> Data to process:
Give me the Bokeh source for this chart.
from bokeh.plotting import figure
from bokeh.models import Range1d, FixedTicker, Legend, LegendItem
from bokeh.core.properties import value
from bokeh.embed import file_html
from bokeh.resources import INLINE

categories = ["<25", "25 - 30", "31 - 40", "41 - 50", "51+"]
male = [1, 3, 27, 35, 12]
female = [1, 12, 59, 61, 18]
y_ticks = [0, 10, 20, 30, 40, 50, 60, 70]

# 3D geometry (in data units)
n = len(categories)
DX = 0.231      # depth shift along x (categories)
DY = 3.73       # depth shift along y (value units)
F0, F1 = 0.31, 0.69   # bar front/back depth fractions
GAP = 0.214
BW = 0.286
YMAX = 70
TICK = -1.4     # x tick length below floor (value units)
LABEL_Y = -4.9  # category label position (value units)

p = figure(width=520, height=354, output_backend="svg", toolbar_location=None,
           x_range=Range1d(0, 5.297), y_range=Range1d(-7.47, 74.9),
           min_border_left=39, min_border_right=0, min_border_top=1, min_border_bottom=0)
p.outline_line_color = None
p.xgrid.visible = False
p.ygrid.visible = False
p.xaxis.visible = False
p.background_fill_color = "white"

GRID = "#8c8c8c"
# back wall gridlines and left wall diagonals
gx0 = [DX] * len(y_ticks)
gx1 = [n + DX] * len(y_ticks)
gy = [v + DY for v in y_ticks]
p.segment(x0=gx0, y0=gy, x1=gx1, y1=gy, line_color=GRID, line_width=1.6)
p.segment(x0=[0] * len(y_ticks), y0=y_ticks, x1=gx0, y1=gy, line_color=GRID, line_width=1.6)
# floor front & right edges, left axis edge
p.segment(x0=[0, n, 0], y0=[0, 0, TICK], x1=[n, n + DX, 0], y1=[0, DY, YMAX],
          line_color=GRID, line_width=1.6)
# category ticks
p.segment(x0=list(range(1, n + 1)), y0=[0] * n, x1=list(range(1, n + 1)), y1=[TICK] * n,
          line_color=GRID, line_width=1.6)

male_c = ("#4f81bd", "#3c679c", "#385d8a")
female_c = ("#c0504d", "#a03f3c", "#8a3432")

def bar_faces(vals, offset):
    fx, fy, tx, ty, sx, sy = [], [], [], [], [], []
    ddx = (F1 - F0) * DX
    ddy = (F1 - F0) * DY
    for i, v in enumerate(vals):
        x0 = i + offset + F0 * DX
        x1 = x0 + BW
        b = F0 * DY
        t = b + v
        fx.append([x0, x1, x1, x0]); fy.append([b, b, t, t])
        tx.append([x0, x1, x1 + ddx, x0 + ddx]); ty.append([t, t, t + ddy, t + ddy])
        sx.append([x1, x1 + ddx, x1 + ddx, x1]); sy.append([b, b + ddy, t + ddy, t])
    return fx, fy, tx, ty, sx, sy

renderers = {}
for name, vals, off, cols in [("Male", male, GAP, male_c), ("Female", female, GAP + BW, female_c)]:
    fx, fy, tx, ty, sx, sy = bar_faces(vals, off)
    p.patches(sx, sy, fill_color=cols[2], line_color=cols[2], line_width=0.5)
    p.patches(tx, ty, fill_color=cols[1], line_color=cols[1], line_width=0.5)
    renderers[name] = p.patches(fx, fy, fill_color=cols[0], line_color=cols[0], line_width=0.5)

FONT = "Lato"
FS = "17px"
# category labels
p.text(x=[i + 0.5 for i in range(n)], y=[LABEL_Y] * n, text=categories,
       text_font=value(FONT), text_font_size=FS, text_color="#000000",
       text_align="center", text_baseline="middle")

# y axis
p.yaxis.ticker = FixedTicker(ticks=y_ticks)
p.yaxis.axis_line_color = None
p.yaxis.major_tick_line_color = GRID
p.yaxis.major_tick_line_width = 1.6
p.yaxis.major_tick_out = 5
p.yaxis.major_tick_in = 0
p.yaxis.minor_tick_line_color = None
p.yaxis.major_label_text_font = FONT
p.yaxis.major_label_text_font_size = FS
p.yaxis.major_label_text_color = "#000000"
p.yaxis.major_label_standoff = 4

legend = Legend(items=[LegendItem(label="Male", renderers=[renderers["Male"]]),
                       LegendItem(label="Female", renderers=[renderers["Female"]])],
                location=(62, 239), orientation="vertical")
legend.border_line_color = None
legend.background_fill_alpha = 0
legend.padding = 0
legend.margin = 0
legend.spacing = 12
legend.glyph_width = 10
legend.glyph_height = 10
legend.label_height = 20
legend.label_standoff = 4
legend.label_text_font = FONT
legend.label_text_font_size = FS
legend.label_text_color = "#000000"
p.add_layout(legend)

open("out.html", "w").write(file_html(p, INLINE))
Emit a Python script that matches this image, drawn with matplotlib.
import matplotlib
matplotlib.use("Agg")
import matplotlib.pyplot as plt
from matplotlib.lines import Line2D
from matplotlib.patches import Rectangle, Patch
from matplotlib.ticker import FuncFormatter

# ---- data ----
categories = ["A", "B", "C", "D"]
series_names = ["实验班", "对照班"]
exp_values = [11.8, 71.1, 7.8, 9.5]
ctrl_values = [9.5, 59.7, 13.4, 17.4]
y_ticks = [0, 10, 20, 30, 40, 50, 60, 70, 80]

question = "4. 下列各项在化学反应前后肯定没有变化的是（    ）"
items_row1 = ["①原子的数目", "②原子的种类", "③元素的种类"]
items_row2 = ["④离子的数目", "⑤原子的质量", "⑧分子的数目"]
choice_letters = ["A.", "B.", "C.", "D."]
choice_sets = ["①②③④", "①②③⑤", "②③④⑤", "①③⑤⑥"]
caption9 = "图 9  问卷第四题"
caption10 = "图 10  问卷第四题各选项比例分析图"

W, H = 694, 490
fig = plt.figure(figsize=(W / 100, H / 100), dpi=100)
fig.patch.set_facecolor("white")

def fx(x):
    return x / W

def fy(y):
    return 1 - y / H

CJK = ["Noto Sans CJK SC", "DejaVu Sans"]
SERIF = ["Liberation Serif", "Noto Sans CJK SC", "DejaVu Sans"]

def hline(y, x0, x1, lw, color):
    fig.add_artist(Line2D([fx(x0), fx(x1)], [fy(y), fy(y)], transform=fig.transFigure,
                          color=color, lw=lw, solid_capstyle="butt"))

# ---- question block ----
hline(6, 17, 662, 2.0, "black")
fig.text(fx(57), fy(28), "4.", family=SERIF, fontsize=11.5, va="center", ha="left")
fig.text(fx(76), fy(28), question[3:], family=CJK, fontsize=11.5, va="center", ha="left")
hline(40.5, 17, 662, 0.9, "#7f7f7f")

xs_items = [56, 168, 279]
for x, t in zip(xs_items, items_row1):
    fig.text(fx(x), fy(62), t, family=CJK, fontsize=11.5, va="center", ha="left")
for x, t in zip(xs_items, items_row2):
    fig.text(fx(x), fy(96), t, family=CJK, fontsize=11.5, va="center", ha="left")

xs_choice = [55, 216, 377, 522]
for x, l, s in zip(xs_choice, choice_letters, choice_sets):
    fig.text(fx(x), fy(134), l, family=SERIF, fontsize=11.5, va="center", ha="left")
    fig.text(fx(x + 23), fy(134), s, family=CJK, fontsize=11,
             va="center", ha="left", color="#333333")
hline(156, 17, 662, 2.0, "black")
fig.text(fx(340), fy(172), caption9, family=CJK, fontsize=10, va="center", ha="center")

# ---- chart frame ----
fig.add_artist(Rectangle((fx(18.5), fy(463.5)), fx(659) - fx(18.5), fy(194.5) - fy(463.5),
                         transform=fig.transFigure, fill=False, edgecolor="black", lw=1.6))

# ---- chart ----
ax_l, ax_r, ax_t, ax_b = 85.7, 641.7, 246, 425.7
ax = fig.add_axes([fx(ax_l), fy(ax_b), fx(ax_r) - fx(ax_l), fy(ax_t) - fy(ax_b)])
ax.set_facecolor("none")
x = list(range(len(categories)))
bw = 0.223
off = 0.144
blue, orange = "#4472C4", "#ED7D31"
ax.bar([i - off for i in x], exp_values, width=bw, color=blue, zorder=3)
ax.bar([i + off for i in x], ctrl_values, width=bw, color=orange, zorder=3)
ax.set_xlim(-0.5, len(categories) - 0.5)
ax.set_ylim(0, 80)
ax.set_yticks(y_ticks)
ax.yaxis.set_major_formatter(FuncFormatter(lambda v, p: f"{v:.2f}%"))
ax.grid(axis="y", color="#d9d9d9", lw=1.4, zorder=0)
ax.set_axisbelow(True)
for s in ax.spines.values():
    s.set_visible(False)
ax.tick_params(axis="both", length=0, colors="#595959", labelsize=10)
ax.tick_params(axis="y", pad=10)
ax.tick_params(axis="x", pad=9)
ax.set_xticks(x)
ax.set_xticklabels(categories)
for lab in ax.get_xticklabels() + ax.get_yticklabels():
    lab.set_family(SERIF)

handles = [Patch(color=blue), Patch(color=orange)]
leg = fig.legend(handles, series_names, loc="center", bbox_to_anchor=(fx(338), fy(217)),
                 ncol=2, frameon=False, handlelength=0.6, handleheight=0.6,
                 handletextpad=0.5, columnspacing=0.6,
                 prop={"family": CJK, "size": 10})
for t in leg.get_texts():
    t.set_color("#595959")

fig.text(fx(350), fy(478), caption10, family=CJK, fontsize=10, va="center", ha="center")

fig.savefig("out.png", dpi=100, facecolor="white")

> Short task: In this exercise, copy only the lines from the opening line of the material through the line where "y_ticks = [0, 10, 20, 30, 40, 50, 60, 70]" appears.

> Written response:
Give me the Bokeh source for this chart.
from bokeh.plotting import figure
from bokeh.models import Range1d, FixedTicker, Legend, LegendItem
from bokeh.core.properties import value
from bokeh.embed import file_html
from bokeh.resources import INLINE

categories = ["<25", "25 - 30", "31 - 40", "41 - 50", "51+"]
male = [1, 3, 27, 35, 12]
female = [1, 12, 59, 61, 18]
y_ticks = [0, 10, 20, 30, 40, 50, 60, 70]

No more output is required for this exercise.